■ **Goal**:
Below you will find a set of lines. Repeat them all exactly.

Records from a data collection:
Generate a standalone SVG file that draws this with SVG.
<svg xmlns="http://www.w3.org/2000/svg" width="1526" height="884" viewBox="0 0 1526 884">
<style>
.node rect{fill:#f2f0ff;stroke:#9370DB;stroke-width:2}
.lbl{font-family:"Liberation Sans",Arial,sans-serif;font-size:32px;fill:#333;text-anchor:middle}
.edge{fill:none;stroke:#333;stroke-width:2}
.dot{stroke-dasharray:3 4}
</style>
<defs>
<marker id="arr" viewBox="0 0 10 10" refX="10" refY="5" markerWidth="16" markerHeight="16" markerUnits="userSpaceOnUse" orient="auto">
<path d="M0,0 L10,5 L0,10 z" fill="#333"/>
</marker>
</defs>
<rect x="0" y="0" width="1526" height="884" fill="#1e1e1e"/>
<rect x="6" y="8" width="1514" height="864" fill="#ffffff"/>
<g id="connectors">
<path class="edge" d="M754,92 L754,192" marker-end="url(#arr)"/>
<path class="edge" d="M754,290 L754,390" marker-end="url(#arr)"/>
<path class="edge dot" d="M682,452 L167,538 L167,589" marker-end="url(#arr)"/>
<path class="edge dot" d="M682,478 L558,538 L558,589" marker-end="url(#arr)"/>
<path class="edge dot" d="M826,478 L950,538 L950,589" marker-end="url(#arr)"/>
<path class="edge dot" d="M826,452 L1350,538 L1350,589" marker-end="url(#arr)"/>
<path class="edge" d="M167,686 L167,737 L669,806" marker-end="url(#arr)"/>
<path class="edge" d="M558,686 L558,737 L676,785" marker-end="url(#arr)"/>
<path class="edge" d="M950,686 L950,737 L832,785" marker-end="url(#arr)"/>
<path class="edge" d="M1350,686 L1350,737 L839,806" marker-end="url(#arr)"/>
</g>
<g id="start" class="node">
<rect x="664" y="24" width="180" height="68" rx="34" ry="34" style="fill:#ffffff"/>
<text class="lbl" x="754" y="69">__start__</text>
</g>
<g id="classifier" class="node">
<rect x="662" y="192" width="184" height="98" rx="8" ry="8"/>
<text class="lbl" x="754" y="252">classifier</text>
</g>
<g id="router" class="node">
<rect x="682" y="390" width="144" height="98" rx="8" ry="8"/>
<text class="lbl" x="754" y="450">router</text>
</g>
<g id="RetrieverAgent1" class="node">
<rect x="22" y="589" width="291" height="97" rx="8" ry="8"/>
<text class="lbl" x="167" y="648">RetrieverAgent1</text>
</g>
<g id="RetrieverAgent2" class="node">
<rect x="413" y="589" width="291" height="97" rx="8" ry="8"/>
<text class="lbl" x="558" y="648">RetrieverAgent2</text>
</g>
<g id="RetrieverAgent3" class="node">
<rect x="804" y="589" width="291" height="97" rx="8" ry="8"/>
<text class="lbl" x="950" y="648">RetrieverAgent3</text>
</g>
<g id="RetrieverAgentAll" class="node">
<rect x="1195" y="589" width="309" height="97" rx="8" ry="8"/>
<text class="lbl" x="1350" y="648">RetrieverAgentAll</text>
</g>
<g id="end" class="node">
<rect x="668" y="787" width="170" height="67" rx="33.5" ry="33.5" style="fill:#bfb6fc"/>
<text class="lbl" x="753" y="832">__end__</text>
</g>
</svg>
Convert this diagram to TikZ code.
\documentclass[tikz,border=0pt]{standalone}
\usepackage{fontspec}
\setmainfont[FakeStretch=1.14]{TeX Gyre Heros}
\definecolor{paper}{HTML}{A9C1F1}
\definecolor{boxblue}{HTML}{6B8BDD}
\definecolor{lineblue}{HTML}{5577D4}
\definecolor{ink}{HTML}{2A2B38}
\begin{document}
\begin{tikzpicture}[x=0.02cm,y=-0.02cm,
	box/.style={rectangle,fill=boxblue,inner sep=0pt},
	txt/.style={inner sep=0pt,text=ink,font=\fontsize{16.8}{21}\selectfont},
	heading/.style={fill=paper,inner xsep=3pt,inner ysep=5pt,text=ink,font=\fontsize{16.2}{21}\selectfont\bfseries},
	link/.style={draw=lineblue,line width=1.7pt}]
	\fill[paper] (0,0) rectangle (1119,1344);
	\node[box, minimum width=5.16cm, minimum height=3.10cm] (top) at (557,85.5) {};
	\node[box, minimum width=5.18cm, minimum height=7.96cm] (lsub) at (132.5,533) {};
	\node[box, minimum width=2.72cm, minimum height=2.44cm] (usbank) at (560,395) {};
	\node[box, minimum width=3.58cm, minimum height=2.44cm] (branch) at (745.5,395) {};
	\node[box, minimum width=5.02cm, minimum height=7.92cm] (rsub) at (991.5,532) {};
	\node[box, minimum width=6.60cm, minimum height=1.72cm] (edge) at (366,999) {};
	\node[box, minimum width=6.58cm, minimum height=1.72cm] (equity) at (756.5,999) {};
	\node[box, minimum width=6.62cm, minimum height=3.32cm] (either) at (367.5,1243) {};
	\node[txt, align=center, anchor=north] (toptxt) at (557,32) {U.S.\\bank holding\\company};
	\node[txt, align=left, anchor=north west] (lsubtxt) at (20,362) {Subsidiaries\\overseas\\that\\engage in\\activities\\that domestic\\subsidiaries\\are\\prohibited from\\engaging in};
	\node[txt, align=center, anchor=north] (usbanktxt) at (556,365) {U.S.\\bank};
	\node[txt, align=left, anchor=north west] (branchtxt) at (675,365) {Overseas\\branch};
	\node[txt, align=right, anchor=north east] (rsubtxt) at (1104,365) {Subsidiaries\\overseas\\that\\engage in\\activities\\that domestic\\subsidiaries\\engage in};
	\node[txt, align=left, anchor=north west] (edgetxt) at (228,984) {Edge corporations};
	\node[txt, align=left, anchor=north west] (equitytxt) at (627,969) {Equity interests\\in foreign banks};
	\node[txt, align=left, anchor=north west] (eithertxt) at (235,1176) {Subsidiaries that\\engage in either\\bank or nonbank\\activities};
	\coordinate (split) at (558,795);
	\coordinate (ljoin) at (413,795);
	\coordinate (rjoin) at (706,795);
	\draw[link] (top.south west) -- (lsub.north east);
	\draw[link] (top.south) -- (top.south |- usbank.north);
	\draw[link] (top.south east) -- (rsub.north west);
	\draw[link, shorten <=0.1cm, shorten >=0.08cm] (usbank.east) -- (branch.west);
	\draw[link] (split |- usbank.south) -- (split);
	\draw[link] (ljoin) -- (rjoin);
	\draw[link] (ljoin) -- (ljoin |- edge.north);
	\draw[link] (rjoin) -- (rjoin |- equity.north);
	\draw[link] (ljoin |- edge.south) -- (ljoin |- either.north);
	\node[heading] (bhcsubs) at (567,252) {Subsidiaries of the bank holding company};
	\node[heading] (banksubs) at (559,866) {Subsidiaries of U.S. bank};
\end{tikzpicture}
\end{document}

■ **Correct output**:
Generate a standalone SVG file that draws this with SVG.
<svg xmlns="http://www.w3.org/2000/svg" width="1526" height="884" viewBox="0 0 1526 884">
<style>
.node rect{fill:#f2f0ff;stroke:#9370DB;stroke-width:2}
.lbl{font-family:"Liberation Sans",Arial,sans-serif;font-size:32px;fill:#333;text-anchor:middle}
.edge{fill:none;stroke:#333;stroke-width:2}
.dot{stroke-dasharray:3 4}
</style>
<defs>
<marker id="arr" viewBox="0 0 10 10" refX="10" refY="5" markerWidth="16" markerHeight="16" markerUnits="userSpaceOnUse" orient="auto">
<path d="M0,0 L10,5 L0,10 z" fill="#333"/>
</marker>
</defs>
<rect x="0" y="0" width="1526" height="884" fill="#1e1e1e"/>
<rect x="6" y="8" width="1514" height="864" fill="#ffffff"/>
<g id="connectors">
<path class="edge" d="M754,92 L754,192" marker-end="url(#arr)"/>
<path class="edge" d="M754,290 L754,390" marker-end="url(#arr)"/>
<path class="edge dot" d="M682,452 L167,538 L167,589" marker-end="url(#arr)"/>
<path class="edge dot" d="M682,478 L558,538 L558,589" marker-end="url(#arr)"/>
<path class="edge dot" d="M826,478 L950,538 L950,589" marker-end="url(#arr)"/>
<path class="edge dot" d="M826,452 L1350,538 L1350,589" marker-end="url(#arr)"/>
<path class="edge" d="M167,686 L167,737 L669,806" marker-end="url(#arr)"/>
<path class="edge" d="M558,686 L558,737 L676,785" marker-end="url(#arr)"/>
<path class="edge" d="M950,686 L950,737 L832,785" marker-end="url(#arr)"/>
<path class="edge" d="M1350,686 L1350,737 L839,806" marker-end="url(#arr)"/>
</g>
<g id="start" class="node">
<rect x="664" y="24" width="180" height="68" rx="34" ry="34" style="fill:#ffffff"/>
<text class="lbl" x="754" y="69">__start__</text>
</g>
<g id="classifier" class="node">
<rect x="662" y="192" width="184" height="98" rx="8" ry="8"/>
<text class="lbl" x="754" y="252">classifier</text>
</g>
<g id="router" class="node">
<rect x="682" y="390" width="144" height="98" rx="8" ry="8"/>
<text class="lbl" x="754" y="450">router</text>
</g>
<g id="RetrieverAgent1" class="node">
<rect x="22" y="589" width="291" height="97" rx="8" ry="8"/>
<text class="lbl" x="167" y="648">RetrieverAgent1</text>
</g>
<g id="RetrieverAgent2" class="node">
<rect x="413" y="589" width="291" height="97" rx="8" ry="8"/>
<text class="lbl" x="558" y="648">RetrieverAgent2</text>
</g>
<g id="RetrieverAgent3" class="node">
<rect x="804" y="589" width="291" height="97" rx="8" ry="8"/>
<text class="lbl" x="950" y="648">RetrieverAgent3</text>
</g>
<g id="RetrieverAgentAll" class="node">
<rect x="1195" y="589" width="309" height="97" rx="8" ry="8"/>
<text class="lbl" x="1350" y="648">RetrieverAgentAll</text>
</g>
<g id="end" class="node">
<rect x="668" y="787" width="170" height="67" rx="33.5" ry="33.5" style="fill:#bfb6fc"/>
<text class="lbl" x="753" y="832">__end__</text>
</g>
</svg>
Convert this diagram to TikZ code.
\documentclass[tikz,border=0pt]{standalone}
\usepackage{fontspec}
\setmainfont[FakeStretch=1.14]{TeX Gyre Heros}
\definecolor{paper}{HTML}{A9C1F1}
\definecolor{boxblue}{HTML}{6B8BDD}
\definecolor{lineblue}{HTML}{5577D4}
\definecolor{ink}{HTML}{2A2B38}
\begin{document}
\begin{tikzpicture}[x=0.02cm,y=-0.02cm,
	box/.style={rectangle,fill=boxblue,inner sep=0pt},
	txt/.style={inner sep=0pt,text=ink,font=\fontsize{16.8}{21}\selectfont},
	heading/.style={fill=paper,inner xsep=3pt,inner ysep=5pt,text=ink,font=\fontsize{16.2}{21}\selectfont\bfseries},
	link/.style={draw=lineblue,line width=1.7pt}]
	\fill[paper] (0,0) rectangle (1119,1344);
	\node[box, minimum width=5.16cm, minimum height=3.10cm] (top) at (557,85.5) {};
	\node[box, minimum width=5.18cm, minimum height=7.96cm] (lsub) at (132.5,533) {};
	\node[box, minimum width=2.72cm, minimum height=2.44cm] (usbank) at (560,395) {};
	\node[box, minimum width=3.58cm, minimum height=2.44cm] (branch) at (745.5,395) {};
	\node[box, minimum width=5.02cm, minimum height=7.92cm] (rsub) at (991.5,532) {};
	\node[box, minimum width=6.60cm, minimum height=1.72cm] (edge) at (366,999) {};
	\node[box, minimum width=6.58cm, minimum height=1.72cm] (equity) at (756.5,999) {};
	\node[box, minimum width=6.62cm, minimum height=3.32cm] (either) at (367.5,1243) {};
	\node[txt, align=center, anchor=north] (toptxt) at (557,32) {U.S.\\bank holding\\company};
	\node[txt, align=left, anchor=north west] (lsubtxt) at (20,362) {Subsidiaries\\overseas\\that\\engage in\\activities\\that domestic\\subsidiaries\\are\\prohibited from\\engaging in};
	\node[txt, align=center, anchor=north] (usbanktxt) at (556,365) {U.S.\\bank};
	\node[txt, align=left, anchor=north west] (branchtxt) at (675,365) {Overseas\\branch};
	\node[txt, align=right, anchor=north east] (rsubtxt) at (1104,365) {Subsidiaries\\overseas\\that\\engage in\\activities\\that domestic\\subsidiaries\\engage in};
	\node[txt, align=left, anchor=north west] (edgetxt) at (228,984) {Edge corporations};
	\node[txt, align=left, anchor=north west] (equitytxt) at (627,969) {Equity interests\\in foreign banks};
	\node[txt, align=left, anchor=north west] (eithertxt) at (235,1176) {Subsidiaries that\\engage in either\\bank or nonbank\\activities};
	\coordinate (split) at (558,795);
	\coordinate (ljoin) at (413,795);
	\coordinate (rjoin) at (706,795);
	\draw[link] (top.south west) -- (lsub.north east);
	\draw[link] (top.south) -- (top.south |- usbank.north);
	\draw[link] (top.south east) -- (rsub.north west);
	\draw[link, shorten <=0.1cm, shorten >=0.08cm] (usbank.east) -- (branch.west);
	\draw[link] (split |- usbank.south) -- (split);
	\draw[link] (ljoin) -- (rjoin);
	\draw[link] (ljoin) -- (ljoin |- edge.north);
	\draw[link] (rjoin) -- (rjoin |- equity.north);
	\draw[link] (ljoin |- edge.south) -- (ljoin |- either.north);
	\node[heading] (bhcsubs) at (567,252) {Subsidiaries of the bank holding company};
	\node[heading] (banksubs) at (559,866) {Subsidiaries of U.S. bank};
\end{tikzpicture}
\end{document}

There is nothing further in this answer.